All told, the Yellowstone hot spot left a 350-mile trail of older, dead calderas that have been worn down or filled in.
Similarly, the Hawaiian island chain was created by another hot spot under the Pacific Ocean. As it periodically erupted under a moving tectonic plate, it built a series of islands. So, too, with Iceland, created by a hot spot located on the Mid-Atlantic Ridge.
The Yellowstone Caldera is Active
Smith said the jelly bean-shaped Yellowstone Caldera saw a one-meter rise between 1923 and 1925, and then eight inches of deflation between 1985 and 1995. From 2000 to 2004, the caldera has inflated rapidly, particularly northwest of the Norris Geyser Basin. It is now returning to an episode of caldera uplift – up to 7 centimeters per year. That’s the highest recorded uplift in Yellowstone.
“It is difficult to say what it means,” said Smith, whose research is funded by the National Science Foundation. “It is amazing,” he added.
The rise and fall of the Yellowstone Caldera could be due to:
– Intruding masses of lava or magma into a magma chamber under the caldera,
– Hot, high-pressure water and steam (hydrothermic expansions) or
– A combination of the two.
Smith states that Yellowstone is an example of a giant caldera that has exhibited unprecedented caldera-wide deformation and has earned a reputation of a caldera at unrest – a living, breathing caldera.
Smith said that earthquake numbers are notably down in the past two years. Before, he said, Yellowstone averaged 2,000 quakes a year – most too small to be felt by humans. One theory, said Smith, is that the current inflation episode has changed the pressure on fault lines in the region.
A View From Above the Yellowstone Calderas
Calderas that lie atop active volcanic/ geothermal systems are known to rise and fall, but few calderas around the world seem to be as active as Yellowstone’s.
A research team led by Charles Wicks of the US Geological Survey in Menlo Park, California, has found that the Yellowstone Caldera has fluctuated in elevation – up to 120 millimeters- in a seven-year study.
“We need 10 to 20 years of research before we can get a feel for normal behavior,” said Wicks. “Then we can predict what’s happening based on abnormal behavior.”
The picture that emerges, from Wicks’ use of the European Space Agency’s ERS-2 satellite, is an upwelling of magma under the northern edge of the caldera (near the Norris Geyser Basin), which then dives back under the caldera, causing subsidence.
That’s why the caldera rim can rise while the caldera floor can sink very closely to each other in time.
The surface appears to be in constant motion, rising and falling. Earlier surveys showed that the caldera floor rose about 7 inches from 1976 to 1984. Then it settled down 5.5 inches in the decade 1985 to 1995. But then the caldera floor rose again in 1995, sinking again in 1998. The caldera’s northern rim kept rising until 2003.
Wicks believes that the five-inch rise of the caldera may have cracked the crust of the earth around Norris, leading to the appearance of new geothermal features and a dramatic heating of the soils that led to the closure of trails at the site in 2003.
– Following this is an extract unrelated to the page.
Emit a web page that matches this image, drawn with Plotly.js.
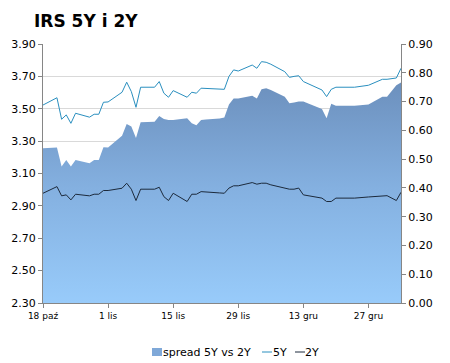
<!DOCTYPE html>
<html>
<head>
<meta charset="utf-8">
<script src="https://cdn.plot.ly/plotly-3.0.1.min.js"></script>
<style>html,body{margin:0;padding:0;background:#fff;}#chart{width:450px;height:363px;}</style>
</head>
<body>
<div id="chart"></div>
<script>
const dates = ['2013-10-18','2013-10-21','2013-10-22','2013-10-23','2013-10-24','2013-10-25',
  '2013-10-28','2013-10-29','2013-10-30','2013-10-31','2013-11-01',
  '2013-11-04','2013-11-05','2013-11-06','2013-11-07','2013-11-08',
  '2013-11-11','2013-11-12','2013-11-13','2013-11-14','2013-11-15',
  '2013-11-18','2013-11-19','2013-11-20','2013-11-21','2013-11-22',
  '2013-11-25','2013-11-26','2013-11-27','2013-11-28','2013-11-29',
  '2013-12-02','2013-12-03','2013-12-04','2013-12-05','2013-12-06',
  '2013-12-09','2013-12-10','2013-12-11','2013-12-12','2013-12-13',
  '2013-12-16','2013-12-17','2013-12-18','2013-12-19','2013-12-20',
  '2013-12-23','2013-12-24','2013-12-27','2013-12-30','2013-12-31',
  '2014-01-02','2014-01-03'];
const irs5y = [3.523,3.568,3.435,3.462,3.410,3.472,
  3.448,3.466,3.466,3.540,3.542,
  3.602,3.664,3.606,3.509,3.633,
  3.633,3.668,3.596,3.571,3.612,
  3.571,3.602,3.596,3.627,3.626,
  3.622,3.620,3.700,3.740,3.733,
  3.770,3.750,3.791,3.787,3.775,
  3.729,3.694,3.700,3.704,3.668,
  3.630,3.616,3.575,3.620,3.633,
  3.633,3.633,3.645,3.682,3.682,
  3.690,3.750];
const irs2y = [2.978,3.019,2.962,2.968,2.937,2.972,
  2.962,2.972,2.972,2.995,2.995,
  3.009,3.040,3.003,2.933,3.003,
  3.003,3.015,2.957,2.933,2.978,
  2.927,2.972,2.972,2.988,2.985,
  2.980,2.978,3.010,3.024,3.024,
  3.044,3.034,3.040,3.040,3.030,
  3.010,3.003,3.003,3.010,2.968,
  2.955,2.948,2.927,2.927,2.948,
  2.948,2.948,2.955,2.963,2.963,
  2.933,2.984];
const spread = [0.538,0.540,0.474,0.497,0.474,0.497,
  0.486,0.497,0.497,0.541,0.540,
  0.581,0.622,0.613,0.573,0.628,
  0.630,0.650,0.639,0.636,0.636,
  0.642,0.625,0.618,0.636,0.638,
  0.641,0.645,0.690,0.711,0.711,
  0.720,0.711,0.743,0.746,0.740,
  0.717,0.694,0.697,0.700,0.700,
  0.680,0.674,0.642,0.692,0.685,
  0.685,0.685,0.690,0.717,0.717,
  0.757,0.766];
const tickDates = ['2013-10-18','2013-11-01','2013-11-15','2013-11-29','2013-12-13','2013-12-27'];
const tickLabels = ['18 paź','1 lis','15 lis','29 lis','13 gru','27 gru'];
const leftTicks = [2.3,2.5,2.7,2.9,3.1,3.3,3.5,3.7,3.9];
const rightTicks = [0,0.1,0.2,0.3,0.4,0.5,0.6,0.7,0.8,0.9];
const seriesNames = ['spread 5Y vs 2Y', '5Y', '2Y'];
const colSpread = '#7fa8d8', col5 = '#2a8fbf', col2 = '#1c2a3c';

const font = 'DejaVu Sans, Verdana, sans-serif';
const traces = [
  {x: dates, y: spread, name: seriesNames[0], type: 'scatter', mode: 'lines',
   yaxis: 'y', fill: 'tozeroy', line: {width: 0, color: colSpread},
   fillcolor: '#85b0e0',
   fillgradient: {type: 'vertical', start: 0, stop: 0.8,
     colorscale: [[0, '#98cbfa'], [0.5, '#84b0e0'], [1, '#6a8dba']]}},
  {x: dates, y: irs5y, name: seriesNames[1], type: 'scatter', mode: 'lines', yaxis: 'y2',
   line: {width: 1, color: col5}},
  {x: dates, y: irs2y, name: seriesNames[2], type: 'scatter', mode: 'lines', yaxis: 'y2',
   line: {width: 1, color: col2}}
];
// pixel helpers for legend placement (plot area 43..401 x, 44..303 y)
const px = v => (v - 43) / 358;
const py = v => (303 - v) / 259;
const legY = 352;
const layout = {
  width: 450, height: 363,
  margin: {l: 43, r: 49, t: 44, b: 60},
  paper_bgcolor: '#fff', plot_bgcolor: '#fff',
  showlegend: false,
  annotations: [
    {text: '<b>IRS 5Y i 2Y</b>', xref: 'paper', yref: 'paper',
     x: px(32), xanchor: 'left', y: py(21), yanchor: 'middle', showarrow: false,
     font: {family: font, size: 17, color: '#000'}},
    {text: seriesNames[0], xref: 'paper', yref: 'paper', x: px(161), xanchor: 'left',
     y: py(legY), yanchor: 'middle', showarrow: false, font: {family: font, size: 11, color: '#000'}},
    {text: seriesNames[1], xref: 'paper', yref: 'paper', x: px(271), xanchor: 'left',
     y: py(legY), yanchor: 'middle', showarrow: false, font: {family: font, size: 11, color: '#000'}},
    {text: seriesNames[2], xref: 'paper', yref: 'paper', x: px(303), xanchor: 'left',
     y: py(legY), yanchor: 'middle', showarrow: false, font: {family: font, size: 11, color: '#000'}}
  ],
  shapes: [
    {type: 'rect', xref: 'paper', yref: 'paper', x0: px(152), x1: px(162), y0: py(348), y1: py(356),
     fillcolor: colSpread, line: {width: 0}},
    {type: 'line', xref: 'paper', yref: 'paper', x0: px(262), x1: px(272), y0: py(legY), y1: py(legY),
     line: {color: col5, width: 1}},
    {type: 'line', xref: 'paper', yref: 'paper', x0: px(295), x1: px(305), y0: py(legY), y1: py(legY),
     line: {color: col2, width: 1}}
  ],
  xaxis: {type: 'date', range: ['2013-10-18', '2014-01-03'],
    tickvals: tickDates, ticktext: tickLabels, tickfont: {family: font, size: 9, color: '#000'},
    ticks: 'outside', ticklen: 4, tickcolor: '#868686', showgrid: false, zeroline: false,
    showline: true, linecolor: '#868686', linewidth: 1, fixedrange: true},
  yaxis: {range: [0, 0.9], tickvals: rightTicks, tickformat: '.2f', side: 'right',
    tickfont: {family: font, size: 11, color: '#000'},
    ticks: 'outside', ticklen: 4, tickcolor: '#868686',
    showgrid: false, zeroline: false, showline: true, linecolor: '#868686', linewidth: 1},
  yaxis2: {range: [2.3, 3.9], tickvals: leftTicks, tickformat: '.2f', overlaying: 'y', side: 'left',
    tickfont: {family: font, size: 11, color: '#000'},
    ticks: 'outside', ticklen: 4, tickcolor: '#868686',
    showgrid: true, gridcolor: '#d9d9d9', gridwidth: 1, zeroline: false,
    showline: true, linecolor: '#868686', linewidth: 1}
};
Plotly.newPlot('chart', traces, layout, {staticPlot: true});
</script>
</body>
</html>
For example, after a nine-year nap, Steamboat Geyser erupted in 2000 and five more times since then. With water soaring 300-feet high, Steamboat Geyser is the biggest geyser in the world. In addition, a 250-foot line of new fumaroles opened up near Nymph Lake.
In the March edition of the scientific journal Nature, Wicks wrote, “We propose that the observed patterns of uplift and subsidence result from the nearly continuous movement of molten basalt into and out of the Yellowstone volcanic system.”
Wicks and his colleagues believe that magma is rising from beneath the Sour Creek Dome, in the caldera’s eastern section, where it hits the solid mantle layer and spreads out like a thick pancake.
“Something different is going on,” said Wicks. “There’s a continuous flow of magma under Sour Creek Dome. As the magma loses heat and cools, it dives back under Mammoth,” he said.
As magma pulses into the chamber under the dome, the dome swells and rises. As the magma pulse leaks out through fractures under the north rim of the caldera, the dome settles back.
“Right now, we’re looking at a new episode of uplift that started in 2004,” said Wicks. His team looked at a mountain of data about the Sour Creek Dome and saw that it had been lifted up 60 millimeters – a one-year record!
Satellite radar gets confused by snow, so Wicks is limited to summer scanning of Yellowstone.
Smith said another big discovery, other than the surprising deformation of the caldera, is the three-dimensional mapping of a large plume or pipe of magma beneath Yellowstone, bringing lava and tremendous amounts of heat up through the earth’s mantle.
“That’s how the plumbing works,” said Smith.
Smith and other researchers and colleagues at the University of Utah used an extensive network of seismic stations in and around the park to see how seismic waves react when they pass through different materials below the park.
Using 3D seismic tomographic imaging, they found a giant, 3,600-cubic-mile, banana-shaped body about half a mile and deeper, which contains partially melted rock. This is what we commonly call Yellowstone’s magma chamber. Even deeper – and more important in plate tectonic theory – is an oddly tilted plume of magma that feeds the shallower magma system, rising up through the Earth’s upper mantle from the northwest and descending 400 miles down. This important new discovery, based on new seismic data, refutes earlier suggestions that Yellowstone does not have a plume.The results were published in the April 2006 issue of the Journal of Geophysical Research.
What’s also odd is that the 3D image shows that the plume does not descend 1,700 miles down to the earth’s core-mantle boundary, but originates from an important transition zone in the upper mantle, approximately 125 miles northwest of Yellowstone National Park, beneath the Montana-Idaho border.